In Fay's Case [(4 December 1891), Recueil général des lois et des arrêts, 1892, 1, 473] the Court of Cassation held that the ministers of religions legally recognized are obliged to keep secret communications made to them by reason of their functions; and that with regard to priests no distinction is made as to whether the secret is made known in confession or outside it, and the obligation of secrecy is absolute and is a matter of public policy. The annotator of the report begins his notes by saying that it is a universally admitted point that the exemption from giving evidence is necessarily extended to priests with regard to the matters confided to them in confession.
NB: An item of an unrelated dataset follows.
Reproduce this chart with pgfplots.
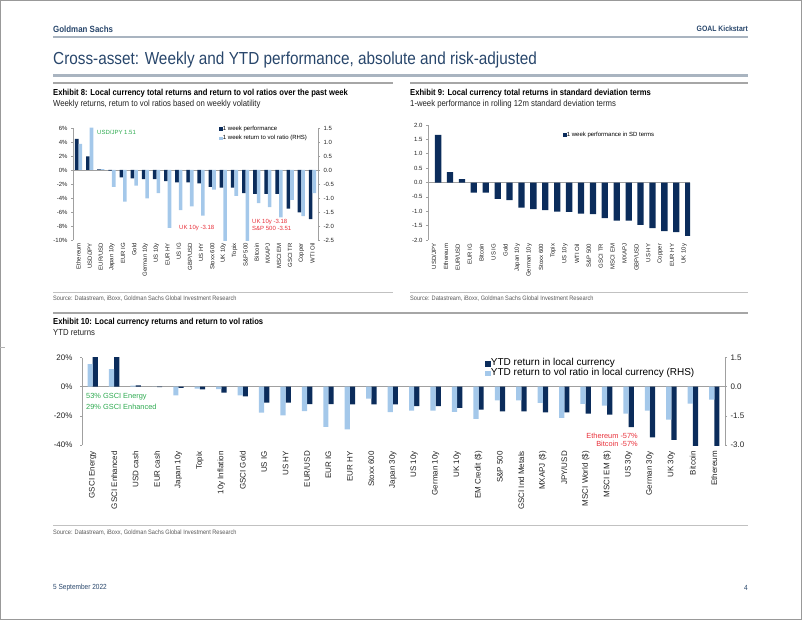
\documentclass[border=0pt]{standalone}
\usepackage{pgfplots}
\pgfplotsset{compat=1.18}
\usepackage{fontspec}
\setmainfont{Liberation Sans}
\newfontfamily\cond[FakeStretch=0.88]{Liberation Sans}
\definecolor{navy}{HTML}{0B2C5B}
\definecolor{lblue}{HTML}{A4C8EA}
\definecolor{hdr}{HTML}{28466B}
\definecolor{hline}{HTML}{A9B4C0}
\definecolor{sline}{HTML}{A6A6A6}
\definecolor{agreen}{HTML}{2EAA50}
\definecolor{ared}{HTML}{E8303A}
\definecolor{axgray}{HTML}{A0A0A0}
\definecolor{txt}{HTML}{222222}
\newcommand{\fs}[1]{\fontsize{#1pt}{#1pt}\selectfont}
\pgfplotsset{
  gsbase/.style={
    scale only axis, anchor=south west,
    /pgf/number format/assume math mode=true,
    axis line style={-, axgray, line width=0.6pt},
    tick style={axgray, line width=0.6pt},
    major tick length=2pt, tick align=outside,
    xmin=-0.5, ybar,
    tick label style={text=txt},
    legend style={draw=none, fill=none, inner sep=0pt, legend cell align=left},
  },
  leftax/.style={gsbase, axis y line*=left, axis x line*=bottom,
    x axis line style={draw=none}, xtick style={draw=none}},
  rightax/.style={gsbase, axis y line*=right, axis x line=none},
}
\begin{document}
\begin{tikzpicture}
\begin{scope}[x=1pt,y=-1pt]
\useasboundingbox (0,0) rectangle (802,620);
\draw[gray!80, line width=1pt] (0.5,0.5) rectangle (801.5,619.5);
\draw[gray!60, line width=0.6pt] (0,347) -- (5,347);
\node[anchor=west, inner sep=0, text=hdr, font=\cond\bfseries\fs{9}] at (53,29) {Goldman Sachs};
\node[anchor=east, inner sep=0, text=hdr, font=\cond\bfseries\fs{7.8}] at (748,29) {GOAL Kickstart};
\draw[hline, line width=1.5pt] (53,37) -- (748,37);
\node[anchor=west, inner sep=0, text=hdr, font=\cond\fs{17.4}] at (53,60) {Cross-asset: Weekly and YTD performance, absolute and risk-adjusted};
\draw[hline, line width=2.2pt] (53,75.5) -- (748,75.5);
% section lines
\draw[sline, line width=1.2pt] (53,83) -- (393,83);
\draw[sline, line width=1.2pt] (410,83) -- (748,83);
\draw[sline, line width=1.2pt] (53,313) -- (748,313);
% exhibit titles
\node[anchor=west, inner sep=0, font=\cond\bfseries\fs{8.7}] at (53,93) {Exhibit 8: Local currency total returns and return to vol ratios over the past week};
\node[anchor=west, inner sep=0, text=txt, font=\cond\fs{8.8}] at (53,104) {Weekly returns, return to vol ratios based on weekly volatility};
\node[anchor=west, inner sep=0, font=\cond\bfseries\fs{8.7}] at (410,93) {Exhibit 9: Local currency total returns in standard deviation terms};
\node[anchor=west, inner sep=0, text=txt, font=\cond\fs{8.8}] at (410,104) {1-week performance in rolling 12m standard deviation terms};
\node[anchor=west, inner sep=0, font=\cond\bfseries\fs{8.7}] at (53,322) {Exhibit 10: Local currency returns and return to vol ratios};
\node[anchor=west, inner sep=0, text=txt, font=\cond\fs{8.8}] at (53,333) {YTD returns};
% source lines
\draw[sline!70, line width=0.8pt] (53,292) -- (393,292);
\draw[sline!70, line width=0.8pt] (410,292) -- (748,292);
\draw[sline!70, line width=0.8pt] (53,525) -- (748,525);
\node[anchor=west, inner sep=0, text=black!65, font=\cond\fs{6.4}] at (53,298.5) {Source: Datastream, iBoxx, Goldman Sachs Global Investment Research};
\node[anchor=west, inner sep=0, text=black!65, font=\cond\fs{6.4}] at (410,298.5) {Source: Datastream, iBoxx, Goldman Sachs Global Investment Research};
\node[anchor=west, inner sep=0, text=black!65, font=\cond\fs{6.4}] at (53,533) {Source: Datastream, iBoxx, Goldman Sachs Global Investment Research};
% footer
\node[anchor=west, inner sep=0, text=hdr, font=\cond\fs{7.4}] at (53,588) {5 September 2022};
\node[anchor=east, inner sep=0, text=hdr, font=\cond\fs{7.4}] at (748,588) {4};
% annotations
\node[anchor=west, inner sep=0, text=agreen, font=\fs{6}] at (97,132) {USD/JPY 1.51};
\node[anchor=west, inner sep=0, text=ared, font=\fs{6}] at (179,228) {UK 10y -3.18};
\node[anchor=west, inner sep=0, text=ared, font=\fs{6}] at (252,222.5) {UK 10y -3.18};
\node[anchor=west, inner sep=0, text=ared, font=\fs{6}] at (252,228.5) {S\&P 500 -3.51};
\node[anchor=west, inner sep=0, text=agreen, font=\fs{7.4}] at (86,397) {53\% GSCI Energy};
\node[anchor=west, inner sep=0, text=agreen, font=\fs{7.4}] at (86,407) {29\% GSCI Enhanced};
\node[anchor=east, inner sep=0, text=ared, font=\fs{7.4}] at (638,436) {Ethereum -57\%};
\node[anchor=east, inner sep=0, text=ared, font=\fs{7.4}] at (638,444) {Bitcoin -57\%};
\end{scope}

% ===== Exhibit 8 =====
\begin{axis}[leftax, at={(73pt,-240pt)}, width=245pt, height=112pt,
  xmax=21.5, ymin=-10, ymax=6, ytick={-10,-8,-6,-4,-2,0,2,4,6},
  yticklabel={\pgfmathprintnumber{\tick}\%},
  yticklabel style={font=\fs{6}},
  bar width=3.6pt,
  xtick={0,...,21},
  xticklabels={Ethereum,USD/JPY,EUR/USD,Japan 10y,EUR IG,Gold,German 10y,US 10y,EUR HY,US IG,GBP/USD,US HY,Stoxx 600,UK 10y,Topix,S\&P 500,Bitcoin,MXAPJ,MSCI EM,GSCI TR,Copper,WTI Oil},
  xticklabel style={rotate=90, anchor=east, font=\fs{6}, inner xsep=1pt, inner ysep=0pt},
]
\draw[axgray, line width=0.6pt] (-0.5,0) -- (21.5,0);
\addplot[fill=navy, draw=none, bar shift=-1.8pt] coordinates {
(0,4.43) (1,1.95) (2,0.10) (3,-0.10) (4,-1.05) (5,-1.20) (6,-1.30) (7,-1.30) (8,-1.60) (9,-1.75) (10,-1.75)
(11,-1.90) (12,-2.40) (13,-2.50) (14,-2.50) (15,-3.30) (16,-3.40) (17,-3.40) (18,-3.40) (19,-5.50) (20,-6.05) (21,-7.00)};
\end{axis}
\begin{axis}[rightax, at={(73pt,-240pt)}, width=245pt, height=112pt,
  xmax=21.5, ymin=-2.5, ymax=1.5, ytick={-2.5,-2,-1.5,-1,-0.5,0,0.5,1,1.5},
  yticklabel style={font=\fs{6}, /pgf/number format/.cd, fixed, fixed zerofill, precision=1},
  bar width=3.6pt,
  legend style={at={(rel axis cs:0.596,1.027)}, anchor=north west, font=\fs{6}, row sep=3pt,
    nodes={inner sep=0.5pt, text height=4.4pt, text depth=1.3pt}},
]
\addlegendimage{legend image code/.code={\fill[navy] (0pt,-1.4pt) rectangle (2.8pt,1.4pt);}}
\addlegendentry{1 week performance}
\addlegendimage{legend image code/.code={\fill[lblue] (0pt,-1.4pt) rectangle (2.8pt,1.4pt);}}
\addlegendentry{1 week return to vol ratio (RHS)}
\addplot[fill=lblue, draw=none, bar shift=1.8pt, forget plot] coordinates {
(0,0.93) (1,1.51) (2,0.03) (3,-0.60) (4,-1.13) (5,-0.56) (6,-1.01) (7,-0.83) (8,-2.07) (9,-1.43) (10,-1.30)
(11,-1.63) (12,-0.70) (13,-3.18) (14,-0.92) (15,-3.51) (16,-1.18) (17,-1.33) (18,-1.69) (19,-1.07) (20,-1.65) (21,-0.83)};
\end{axis}

% ===== Exhibit 9 =====
\begin{axis}[leftax, at={(428pt,-240pt)}, width=262pt, height=115pt,
  xmax=21.5, ymin=-2, ymax=2, ytick={-2,-1.5,-1,-0.5,0,0.5,1,1.5,2},
  yticklabel style={font=\fs{6}, /pgf/number format/.cd, fixed, fixed zerofill, precision=1},
  bar width=6.3pt,
  xtick={0,...,21},
  xticklabels={USD/JPY,Ethereum,EUR/USD,EUR IG,Bitcoin,US IG,Gold,Japan 10y,German 10y,Stoxx 600,Topix,US 10y,WTI Oil,S\&P 500,GSCI TR,MSCI EM,MXAPJ,GBP/USD,US HY,Copper,EUR HY,UK 10y},
  xticklabel style={rotate=90, anchor=east, font=\fs{6}, inner xsep=1.5pt, inner ysep=0pt},
  legend style={at={(rel axis cs:0.515,0.948)}, anchor=north west, font=\fs{6},
    nodes={inner sep=0.5pt, text height=4.4pt, text depth=1.3pt}},
]
\draw[axgray, line width=0.6pt] (-0.5,0) -- (21.5,0);
\addlegendimage{legend image code/.code={\fill[navy] (0pt,-1.4pt) rectangle (2.8pt,1.4pt);}}
\addlegendentry{1 week performance in SD terms}
\addplot[fill=navy, draw=none, forget plot] coordinates {
(0,1.66) (1,0.36) (2,0.12) (3,-0.35) (4,-0.35) (5,-0.57) (6,-0.61) (7,-0.87) (8,-0.93) (9,-0.96) (10,-1.01)
(11,-1.02) (12,-1.08) (13,-1.10) (14,-1.24) (15,-1.33) (16,-1.33) (17,-1.47) (18,-1.59) (19,-1.69) (20,-1.73) (21,-1.86)};
\end{axis}

% ===== Exhibit 10 =====
\begin{axis}[leftax, at={(82pt,-445pt)}, width=643pt, height=87.5pt,
  xmax=29.5, ymin=-40, ymax=20, ytick={-40,-20,0,20},
  yticklabel={\pgfmathprintnumber{\tick}\%},
  yticklabel style={font=\fs{8}, xshift=-4pt},
  bar width=5.2pt,
  xtick={0,...,29},
  xticklabels={GSCI Energy,GSCI Enhanced,USD cash,EUR cash,Japan 10y,Topix,10y Inflation,GSCI Gold,US IG,US HY,EUR/USD,EUR IG,EUR HY,Stoxx 600,Japan 30y,US 10y,German 10y,UK 10y,EM Credit (\$),S\&P 500,GSCI Ind Metals,MXAPJ (\$),JPY/USD,MSCI World (\$),MSCI EM (\$),US 30y,German 30y,UK 30y,Bitcoin,Ethereum},
  xticklabel style={rotate=90, anchor=east, font=\fs{8}, inner xsep=4pt, inner ysep=0pt},
]
\draw[axgray, line width=0.6pt] (-0.5,0) -- (29.5,0);
\addplot[fill=navy, draw=none, bar shift=2.6pt] coordinates {
(0,53) (1,29) (2,0.9) (3,-0.3) (4,-0.8) (5,-1.8) (6,-4.1) (7,-6.7) (8,-11.0) (9,-11.0)
(10,-12.0) (11,-12.0) (12,-12.2) (13,-12.2) (14,-12.2) (15,-13.4) (16,-13.4) (17,-14.6) (18,-15.7) (19,-16.9)
(20,-16.9) (21,-17.6) (22,-17.6) (23,-18.5) (24,-19.2) (25,-27.7) (26,-34.7) (27,-36.5) (28,-57) (29,-57)};
\end{axis}
\begin{axis}[rightax, at={(82pt,-445pt)}, width=643pt, height=87.5pt,
  xmax=29.5, ymin=-3, ymax=1.5, ytick={-3,-1.5,0,1.5},
  yticklabel style={font=\fs{8}, /pgf/number format/.cd, fixed, fixed zerofill, precision=1},
  bar width=5.2pt,
  legend style={at={(rel axis cs:0.627,0.99)}, anchor=north west, font=\fs{10}, row sep=0pt,
    nodes={inner sep=0.5pt, text height=6.6pt, text depth=1.9pt}},
]
\addlegendimage{legend image code/.code={\fill[navy] (0pt,-2.6pt) rectangle (4.7pt,2.1pt);}}
\addlegendentry{YTD return in local currency}
\addlegendimage{legend image code/.code={\fill[lblue] (0pt,-2.6pt) rectangle (4.7pt,2.1pt);}}
\addlegendentry{YTD return to vol ratio in local currency (RHS)}
\addplot[fill=lblue, draw=none, bar shift=-2.6pt, forget plot] coordinates {
(0,1.16) (1,0.90) (2,0.05) (3,0.0) (4,-0.45) (5,-0.10) (6,-0.12) (7,-0.45) (8,-1.34) (9,-1.48)
(10,-1.26) (11,-2.07) (12,-2.20) (13,-0.62) (14,-1.31) (15,-1.23) (16,-1.23) (17,-1.30) (18,-1.66) (19,-0.71)
(20,-0.71) (21,-0.83) (22,-1.61) (23,-0.88) (24,-0.97) (25,-1.39) (26,-1.23) (27,-1.70) (28,-0.87) (29,-0.66)};
\end{axis}
\end{tikzpicture}
\end{document}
He cites, among other cases, one of the Court of Cassation in Belgium declaring that there has never been any doubt that priests are not bound to disclose confessions in the witness box. The Concordat of 1801 was abrogated by the 1905 French law on the separation of Church and State. However, some terms of the Concordat are still in effect in the Alsace-Moselle region, as it was controlled by the German Empire at the time of the law's passage and today maintains a specific local law. The Catholic religion being no longer established in France under the auspices of the State, part of the grounds adduced for some of the decisions cited above cease to hold good. The 1810 Penal Code was superseded by a new Penal Code in 1994.

=== 2020's ===
In October 2021, a report which investigated sexual abuse of children by Catholic clergy and lay persons employed by the church, recommended to require priests to notify the police about child abuse cases that are mentioned in confession. Bishop Eric de Moulins-Beaufort rejected the recommendation. Interior minister Darmanin told him in a meeting that priests are obliged to report cases of sexual violence against children, even when heard in the confessional, to the police. The spokesperson for the French bishops' conference later said that they are not required to do that.